J’ai déjà dit que je ne consultais que très peu de blogs, pourtant leur lecture est riche de profits. Je ne parle pas de la qualité des chroniques lues, chacun aura son avis et aura bien raison ; non, ce qui est très intéressant c’est de constater la manière dont les romans sont appréhendés par certains, d’un point de vue émotionnel.
Un bon sujet de réflexion mais qui va s’avérer difficile à formuler et je vous demande la plus grande indulgence pour ce qui va suivre ; je ne veux blesser personne, juste essayer de comprendre, or il me semble - l’absence de statistiques en ma possession sur les gestionnaires de blogs littéraires risquant de pénaliser mon analyse – qu’ils sont majoritairement tenus par des femmes, donc il en découle a priori que mes propos s’adressent à vous mesdames, pourtant ce n’est pas le but de la manœuvre.
J’ai vu des chroniques de livres où le rédacteur (je vais m’aligner sur le masculin pour éviter les ennuis ?) était comme au bord des sanglots, tout juste si par réflexe je n’ai pas essuyé l’écran de mon ordinateur souillé de pleurs imaginaires ! Moi aussi j’ai lu des romans encore récemment (et mon âge n’autorise pas à croire que je suis tombé de la dernière pluie) où mes yeux se sont embués à certains passages particulièrement émouvants ; je suis même heureux d’avoir encore ce type de réaction devant un morceau de littérature. Mais enfin, sachons raison garder, un moment fugace est compréhensible, pleurer toutes les larmes de son corps (ou presque) me paraît exagéré.
Peut-on, doit-on, s’impliquer autant dans la lecture d’un roman ? La question sera sans réponse car il y a ce qui devrait être et l’attitude incontrôlable de notre personnalité intime.
Si le roman est bien torché, il est normal qu’un lecteur soit effrayé, ému, révulsé, en colère etc. Ecrivain et lecteur ont rempli leur part du travail et repartent contents l’un de l’autre.
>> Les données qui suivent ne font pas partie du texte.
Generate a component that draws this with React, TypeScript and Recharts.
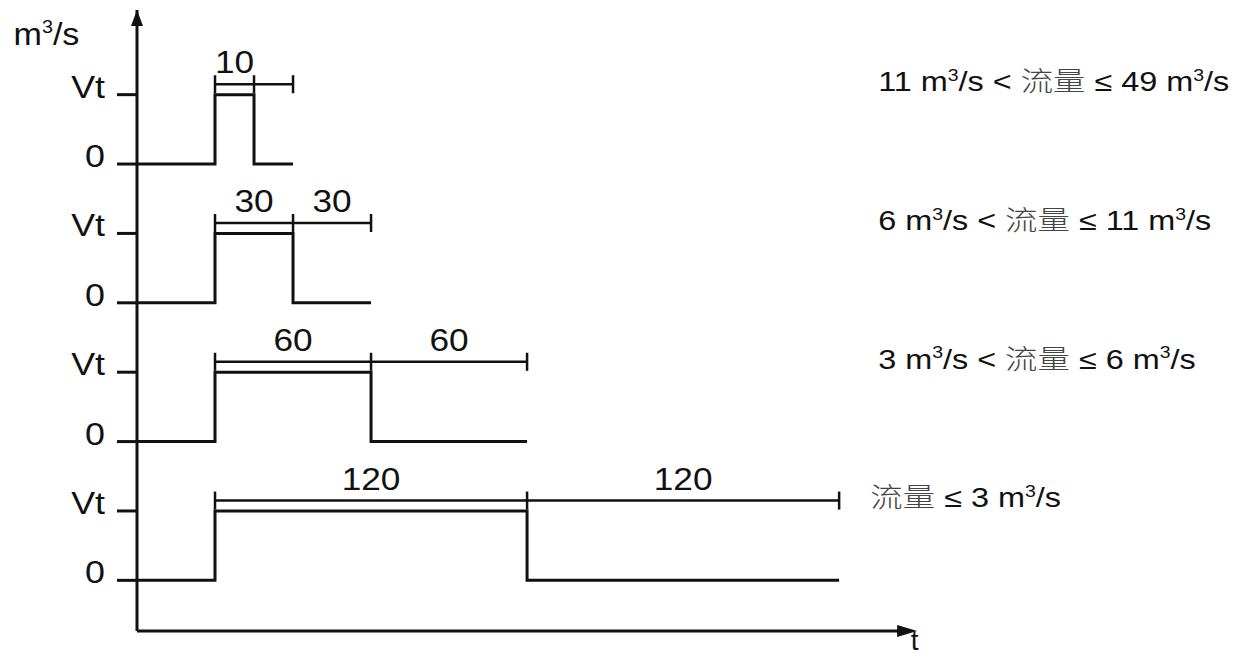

Je comprends qu’un très jeune lecteur tombe dans l’excès, c’est le propre de la jeunesse de s’emballer pour un oui ou pour un non, mais nous ne parlerons ici que de lecteurs adultes.
Comme je ne peux pas parler au nom des autres lecteurs, je ne vais m’appuyer que sur mon propre cas. Quand je lis un roman, même quand il me subjugue, même s’il est basé sur une histoire réelle, un coin de mon cerveau sait toujours qu’il s’agit d’un roman, c’est-à-dire d’une fiction qui comme son nom l’indique, n’est pas la réalité vraie. Aussi, meurtres d’enfants, viols, incestes et autres horreurs restent pour moi du roman. Que ces évènements m’amènent à réfléchir à leur réalité dans la vraie vie, bien sûr, et certainement est-ce le but de l’écrivain, mais je ne vais pas m’effondrer pour autant à leur lecture dans un roman. Du moins n’est-ce encore jamais arrivé.
Quand je lis un roman, je le lis comme tel et mes critiques (positives ou négatives) ne viseront que le roman pas l’objet/sujet qui en est à l’origine. Dans ces conditions, seule une réflexion sans pathos excessif est acceptable à mes yeux. Le poids des larmes ne fera pas le poids du bouquin.
J’ai dit plus haut que la question de l’intensité de l’implication du lecteur dans un livre était sans réponse et on le comprend bien. Un lecteur donné, réagira de la même façon devant un livre ou un évènement de sa vie privée puisqu’il s’agit de sa personnalité propre : un hyperémotif chialera tout autant en lisant un roman triste, qu’à la vue d’un chaton minaudant dans une vidéo sur YouTube.
Pour ma part je reste persuadé que la qualité réelle d’un livre ne peut être jugée que si l’on parvient à gérer au plus serré ses propres sentiments.